INFORMATION PROVIDED |
"""
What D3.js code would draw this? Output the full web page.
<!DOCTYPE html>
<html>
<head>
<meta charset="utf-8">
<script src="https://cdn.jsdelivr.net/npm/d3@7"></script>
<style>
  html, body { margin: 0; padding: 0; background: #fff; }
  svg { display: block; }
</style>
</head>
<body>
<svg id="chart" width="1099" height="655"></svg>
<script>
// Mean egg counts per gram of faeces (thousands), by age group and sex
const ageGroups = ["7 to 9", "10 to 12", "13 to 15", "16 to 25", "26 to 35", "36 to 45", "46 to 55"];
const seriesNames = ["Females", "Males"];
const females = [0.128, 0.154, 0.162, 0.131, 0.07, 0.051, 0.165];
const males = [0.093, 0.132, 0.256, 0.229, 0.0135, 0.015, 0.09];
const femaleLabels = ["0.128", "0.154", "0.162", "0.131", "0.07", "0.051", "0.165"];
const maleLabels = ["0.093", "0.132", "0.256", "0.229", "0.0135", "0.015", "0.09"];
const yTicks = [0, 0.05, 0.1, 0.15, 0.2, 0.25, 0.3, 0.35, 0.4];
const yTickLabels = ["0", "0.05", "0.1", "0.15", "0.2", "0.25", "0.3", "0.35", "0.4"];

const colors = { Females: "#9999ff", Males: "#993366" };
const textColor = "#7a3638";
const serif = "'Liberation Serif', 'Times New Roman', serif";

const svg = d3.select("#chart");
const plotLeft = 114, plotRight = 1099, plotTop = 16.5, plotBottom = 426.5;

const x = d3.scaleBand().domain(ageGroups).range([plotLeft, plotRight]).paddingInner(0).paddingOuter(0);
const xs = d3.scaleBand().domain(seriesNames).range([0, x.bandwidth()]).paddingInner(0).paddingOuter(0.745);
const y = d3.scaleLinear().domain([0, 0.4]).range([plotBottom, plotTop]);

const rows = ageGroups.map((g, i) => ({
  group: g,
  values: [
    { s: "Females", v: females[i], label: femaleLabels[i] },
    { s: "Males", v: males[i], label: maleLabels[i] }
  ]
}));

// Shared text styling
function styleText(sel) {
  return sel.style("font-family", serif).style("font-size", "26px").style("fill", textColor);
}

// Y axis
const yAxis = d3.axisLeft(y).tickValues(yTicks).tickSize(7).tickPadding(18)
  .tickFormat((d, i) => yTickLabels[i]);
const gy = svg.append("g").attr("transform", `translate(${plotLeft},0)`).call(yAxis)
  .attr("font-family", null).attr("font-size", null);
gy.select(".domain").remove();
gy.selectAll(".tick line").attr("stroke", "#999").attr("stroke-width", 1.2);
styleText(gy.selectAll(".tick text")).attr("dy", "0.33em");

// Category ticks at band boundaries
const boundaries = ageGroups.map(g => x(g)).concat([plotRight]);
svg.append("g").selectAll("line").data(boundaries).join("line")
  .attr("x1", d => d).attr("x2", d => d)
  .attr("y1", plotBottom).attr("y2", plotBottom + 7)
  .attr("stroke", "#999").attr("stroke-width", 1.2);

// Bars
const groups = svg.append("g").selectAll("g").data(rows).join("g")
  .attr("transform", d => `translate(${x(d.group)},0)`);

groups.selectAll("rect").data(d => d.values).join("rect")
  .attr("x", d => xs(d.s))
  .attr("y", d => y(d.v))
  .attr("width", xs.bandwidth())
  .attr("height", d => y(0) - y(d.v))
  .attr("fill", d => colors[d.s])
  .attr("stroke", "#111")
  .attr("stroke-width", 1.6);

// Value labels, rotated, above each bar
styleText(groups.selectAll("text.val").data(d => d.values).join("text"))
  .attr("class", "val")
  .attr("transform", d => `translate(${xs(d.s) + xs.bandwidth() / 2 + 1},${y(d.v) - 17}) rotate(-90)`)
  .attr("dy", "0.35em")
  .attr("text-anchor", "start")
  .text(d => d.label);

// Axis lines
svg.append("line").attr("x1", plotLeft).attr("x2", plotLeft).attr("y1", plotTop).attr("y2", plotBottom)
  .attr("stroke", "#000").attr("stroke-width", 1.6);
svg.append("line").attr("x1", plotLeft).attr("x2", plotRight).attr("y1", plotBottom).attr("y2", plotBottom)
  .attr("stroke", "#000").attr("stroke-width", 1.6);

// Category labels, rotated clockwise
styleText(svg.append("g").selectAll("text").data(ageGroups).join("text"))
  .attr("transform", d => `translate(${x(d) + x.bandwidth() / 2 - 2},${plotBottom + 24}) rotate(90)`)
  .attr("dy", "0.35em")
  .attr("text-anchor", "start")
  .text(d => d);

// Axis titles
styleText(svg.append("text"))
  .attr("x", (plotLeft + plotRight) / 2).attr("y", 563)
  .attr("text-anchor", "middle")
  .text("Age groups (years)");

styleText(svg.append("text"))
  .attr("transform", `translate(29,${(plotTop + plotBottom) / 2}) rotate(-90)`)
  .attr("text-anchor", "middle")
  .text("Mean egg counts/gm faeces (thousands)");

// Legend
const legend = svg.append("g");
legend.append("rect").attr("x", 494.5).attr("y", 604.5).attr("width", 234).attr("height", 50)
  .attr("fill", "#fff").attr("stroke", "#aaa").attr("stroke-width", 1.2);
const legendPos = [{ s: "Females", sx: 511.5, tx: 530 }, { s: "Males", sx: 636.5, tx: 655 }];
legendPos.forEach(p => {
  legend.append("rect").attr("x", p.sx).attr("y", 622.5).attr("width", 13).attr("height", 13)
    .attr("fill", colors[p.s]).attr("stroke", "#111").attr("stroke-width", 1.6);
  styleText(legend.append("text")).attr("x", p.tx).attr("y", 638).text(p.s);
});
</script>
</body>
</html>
"""
"""
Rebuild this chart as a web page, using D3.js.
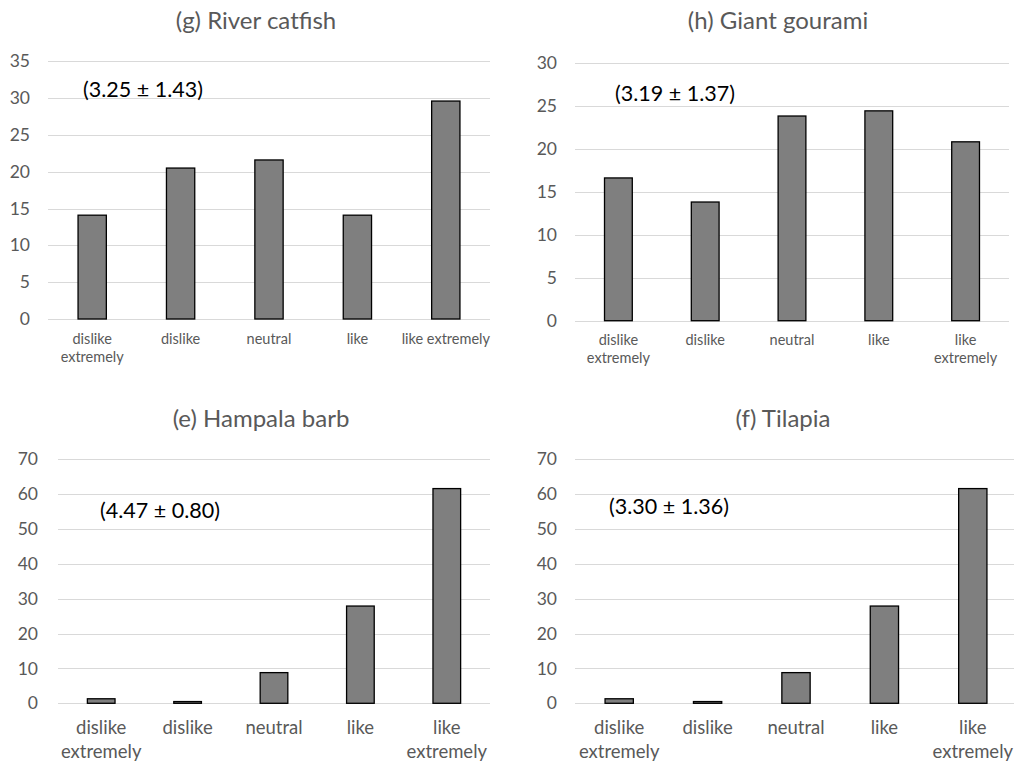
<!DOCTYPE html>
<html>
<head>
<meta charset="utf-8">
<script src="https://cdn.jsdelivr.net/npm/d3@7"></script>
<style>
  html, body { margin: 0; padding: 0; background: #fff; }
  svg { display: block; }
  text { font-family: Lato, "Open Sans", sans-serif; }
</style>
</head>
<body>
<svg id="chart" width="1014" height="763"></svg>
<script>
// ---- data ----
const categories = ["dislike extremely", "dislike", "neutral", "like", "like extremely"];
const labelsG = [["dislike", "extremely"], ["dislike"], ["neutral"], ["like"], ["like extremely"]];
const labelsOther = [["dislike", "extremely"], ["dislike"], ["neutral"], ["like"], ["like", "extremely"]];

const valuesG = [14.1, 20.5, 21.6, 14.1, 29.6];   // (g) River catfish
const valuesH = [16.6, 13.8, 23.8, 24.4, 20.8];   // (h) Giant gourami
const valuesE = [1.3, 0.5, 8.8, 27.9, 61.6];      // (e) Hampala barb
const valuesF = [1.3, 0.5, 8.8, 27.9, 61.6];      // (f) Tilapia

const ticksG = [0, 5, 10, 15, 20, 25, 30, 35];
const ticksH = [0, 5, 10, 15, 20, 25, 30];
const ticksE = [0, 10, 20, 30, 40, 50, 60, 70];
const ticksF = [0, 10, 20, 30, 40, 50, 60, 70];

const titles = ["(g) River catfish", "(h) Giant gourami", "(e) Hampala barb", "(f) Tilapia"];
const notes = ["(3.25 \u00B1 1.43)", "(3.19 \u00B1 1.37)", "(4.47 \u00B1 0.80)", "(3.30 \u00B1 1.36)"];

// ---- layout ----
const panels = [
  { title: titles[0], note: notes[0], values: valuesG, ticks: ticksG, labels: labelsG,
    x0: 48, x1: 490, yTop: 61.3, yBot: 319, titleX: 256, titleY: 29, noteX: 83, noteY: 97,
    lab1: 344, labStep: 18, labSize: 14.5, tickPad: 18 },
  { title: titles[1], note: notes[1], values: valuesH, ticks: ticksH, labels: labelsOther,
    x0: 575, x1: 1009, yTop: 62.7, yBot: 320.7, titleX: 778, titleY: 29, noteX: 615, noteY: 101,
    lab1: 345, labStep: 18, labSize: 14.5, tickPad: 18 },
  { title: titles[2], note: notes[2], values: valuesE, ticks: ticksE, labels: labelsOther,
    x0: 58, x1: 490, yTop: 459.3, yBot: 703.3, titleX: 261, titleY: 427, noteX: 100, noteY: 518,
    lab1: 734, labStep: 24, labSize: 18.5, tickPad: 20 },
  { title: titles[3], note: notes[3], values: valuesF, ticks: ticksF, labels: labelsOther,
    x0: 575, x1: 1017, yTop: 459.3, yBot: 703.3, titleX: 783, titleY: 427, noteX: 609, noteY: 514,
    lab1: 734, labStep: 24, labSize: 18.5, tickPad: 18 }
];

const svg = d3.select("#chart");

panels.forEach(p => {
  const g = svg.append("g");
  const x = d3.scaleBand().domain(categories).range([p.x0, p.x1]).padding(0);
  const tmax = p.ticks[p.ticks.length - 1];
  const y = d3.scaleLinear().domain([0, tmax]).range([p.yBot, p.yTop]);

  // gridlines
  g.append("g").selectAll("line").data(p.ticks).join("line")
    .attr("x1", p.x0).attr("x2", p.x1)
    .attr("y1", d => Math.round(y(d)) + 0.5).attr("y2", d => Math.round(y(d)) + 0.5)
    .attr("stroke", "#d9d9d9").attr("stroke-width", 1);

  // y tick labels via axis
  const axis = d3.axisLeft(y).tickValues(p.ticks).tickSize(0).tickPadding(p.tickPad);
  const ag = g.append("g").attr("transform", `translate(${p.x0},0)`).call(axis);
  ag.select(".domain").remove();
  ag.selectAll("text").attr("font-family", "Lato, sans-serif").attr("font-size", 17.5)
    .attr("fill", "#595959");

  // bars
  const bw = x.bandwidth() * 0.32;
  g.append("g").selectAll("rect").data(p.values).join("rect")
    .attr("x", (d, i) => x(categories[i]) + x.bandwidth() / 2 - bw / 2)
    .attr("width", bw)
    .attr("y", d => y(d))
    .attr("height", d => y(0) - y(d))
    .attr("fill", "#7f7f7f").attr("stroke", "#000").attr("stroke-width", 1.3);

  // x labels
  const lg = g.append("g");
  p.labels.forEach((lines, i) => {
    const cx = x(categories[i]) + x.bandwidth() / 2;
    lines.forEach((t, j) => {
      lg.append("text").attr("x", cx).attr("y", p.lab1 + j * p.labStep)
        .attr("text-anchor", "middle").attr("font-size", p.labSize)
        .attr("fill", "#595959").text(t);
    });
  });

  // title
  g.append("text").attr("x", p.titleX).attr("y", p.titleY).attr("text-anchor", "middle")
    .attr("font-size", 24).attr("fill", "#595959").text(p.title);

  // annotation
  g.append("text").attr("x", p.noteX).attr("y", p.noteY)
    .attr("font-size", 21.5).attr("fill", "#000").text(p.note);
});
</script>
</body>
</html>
"""
"""
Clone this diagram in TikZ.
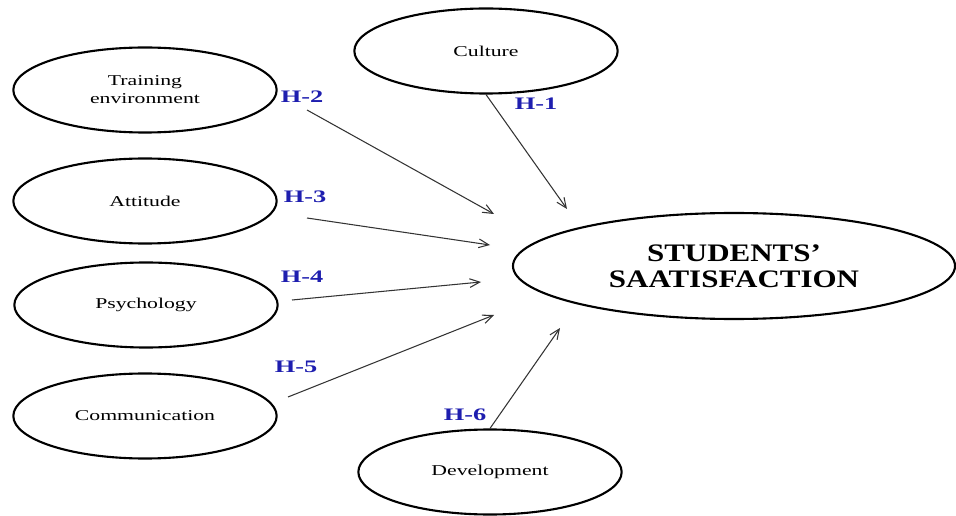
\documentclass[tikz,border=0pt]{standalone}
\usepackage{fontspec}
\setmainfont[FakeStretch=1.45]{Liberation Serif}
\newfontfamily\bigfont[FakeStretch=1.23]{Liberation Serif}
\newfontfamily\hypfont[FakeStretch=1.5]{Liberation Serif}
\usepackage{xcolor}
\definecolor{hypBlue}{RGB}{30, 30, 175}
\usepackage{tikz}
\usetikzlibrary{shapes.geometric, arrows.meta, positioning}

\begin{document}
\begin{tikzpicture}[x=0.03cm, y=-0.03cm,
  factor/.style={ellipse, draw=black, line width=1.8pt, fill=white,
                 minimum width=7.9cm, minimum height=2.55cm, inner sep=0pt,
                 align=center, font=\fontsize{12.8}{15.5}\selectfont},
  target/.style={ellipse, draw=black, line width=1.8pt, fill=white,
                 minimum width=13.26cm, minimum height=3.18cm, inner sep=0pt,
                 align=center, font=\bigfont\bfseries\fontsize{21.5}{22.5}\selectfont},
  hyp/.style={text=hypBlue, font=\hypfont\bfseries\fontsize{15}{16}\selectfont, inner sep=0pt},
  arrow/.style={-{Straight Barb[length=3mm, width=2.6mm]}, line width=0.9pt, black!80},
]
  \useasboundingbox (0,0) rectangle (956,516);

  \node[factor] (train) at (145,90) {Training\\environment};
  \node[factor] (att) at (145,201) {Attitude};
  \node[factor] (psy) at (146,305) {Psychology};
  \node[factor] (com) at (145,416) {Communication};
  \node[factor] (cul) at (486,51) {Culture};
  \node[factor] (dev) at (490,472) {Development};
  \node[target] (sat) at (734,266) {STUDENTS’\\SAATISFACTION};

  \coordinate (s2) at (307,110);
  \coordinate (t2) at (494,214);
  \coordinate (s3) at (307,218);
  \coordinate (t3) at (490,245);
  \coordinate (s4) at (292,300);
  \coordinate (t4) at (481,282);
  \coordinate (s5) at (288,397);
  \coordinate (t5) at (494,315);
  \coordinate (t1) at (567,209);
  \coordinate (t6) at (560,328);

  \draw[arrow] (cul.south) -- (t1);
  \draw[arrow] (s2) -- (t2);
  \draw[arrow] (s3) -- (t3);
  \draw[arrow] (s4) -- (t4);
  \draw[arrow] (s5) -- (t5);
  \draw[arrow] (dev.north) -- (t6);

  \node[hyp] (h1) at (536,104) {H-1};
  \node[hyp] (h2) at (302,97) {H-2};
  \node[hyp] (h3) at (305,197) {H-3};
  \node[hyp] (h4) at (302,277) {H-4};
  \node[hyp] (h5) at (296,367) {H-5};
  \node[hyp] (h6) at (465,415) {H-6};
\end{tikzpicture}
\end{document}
"""
Give only the number of lines in the preceding material that contain the string "chart".

5